‘Tuned In’ review: Adam Rudolph’s ‘Mandala’ has method in the mayhem

'Sonic Mandala' by Adam Rudolph and Go: Organic Orchestra

"Sonic Mandala" by Adam Rudolph and Go: Organic Orchestra

The Go: Organic Orchestra is the ultimate jam band.

The act is a project by conductor Adam Rudolph, a veteran musician whose upbringing in the Chicago jazz scene and subsequent immersion in African drumming informs the mix of “Sonic Mandala,” the orchestra’s first studio recording.

But although Rudolph leads the 33 musicians, he doesn’t exactly define their output.
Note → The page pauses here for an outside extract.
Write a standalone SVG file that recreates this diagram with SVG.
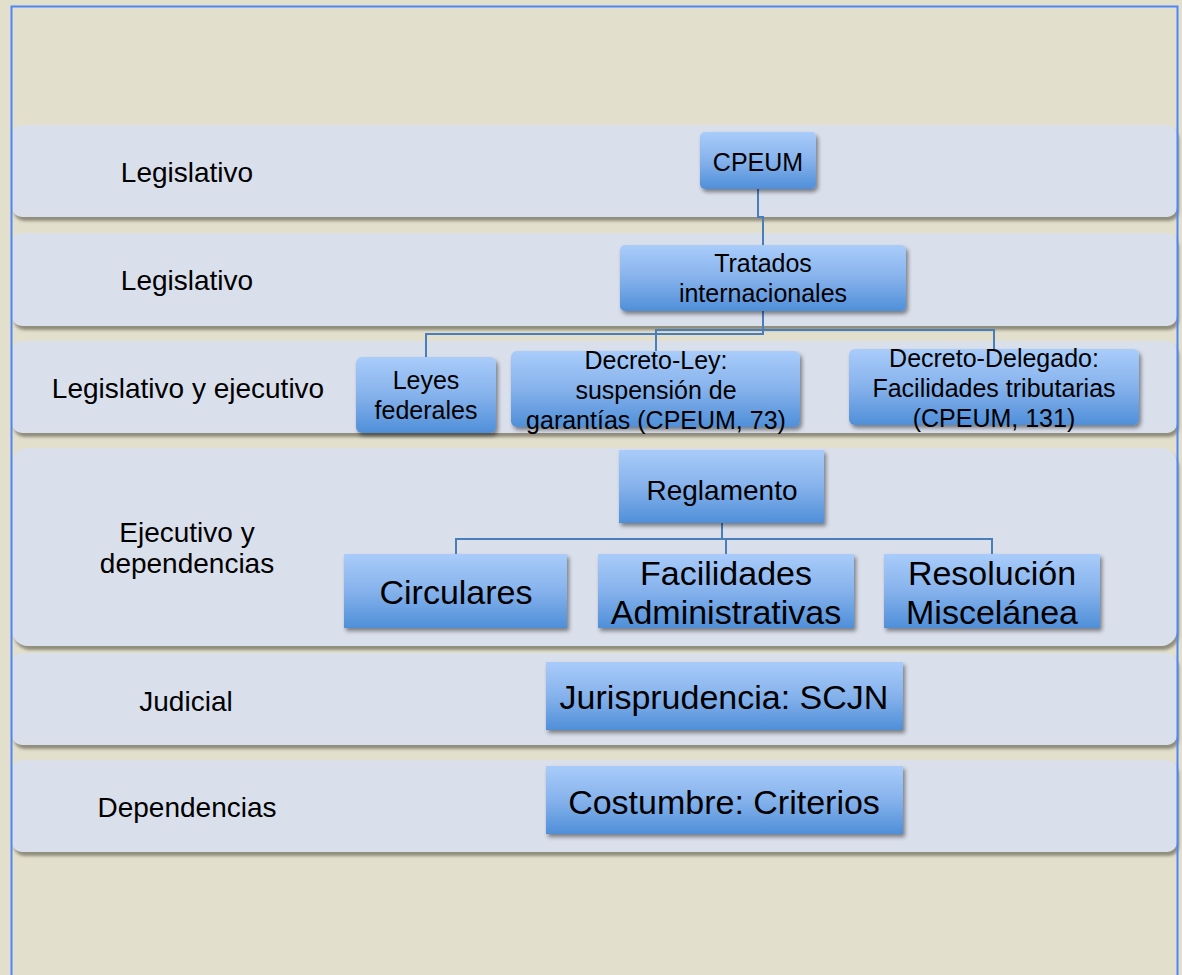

In fact, their output is largely undefinable beyond “improv,” thanks to the free-form style and diversity of sound that results from the interplay of a flute section, a woodwind section, a brass section, a keyboard section, a string section and a percussion/drum section.

Rudolph, himself playing several instruments as a member of the percussion/drum section, generally makes sure songs have a pronounced rhythmic anchor, albeit an ever-changing one. Other instruments seem to informally come and go, in groups and alone, sometimes swelling from a muted presence and sometimes just appearing out of nowhere.

Occasionally “Sonic Mandala” edges into cacophonous hysteria and sometimes it sinks into dull meandering. However, it mostly strikes an inviting balance of hypnosis and vigor.

The listener becomes the final member of the Go: Organic Orchestra, bringing associations and meaning to the sound. For instance, the chimes and bells of the track “Part Three” act up in intermittent storm-like gusts, teasing at something ominous to come. Other tracks might evoke a horror film or a tropical rainforest, depending on the audience perception, and some might find themselves riveted by string or brass jags while others are just caught up in the cadence.

Rudolph and company seem to be aware of the divergent effect they’re having, so they close with a “Part Twelve (Universal Mother)” that emits a unifying vibe that feels like a humming embrace.

Even if this nontraditional music doesn’t have mass appeal, adventurous souls might welcome the hug.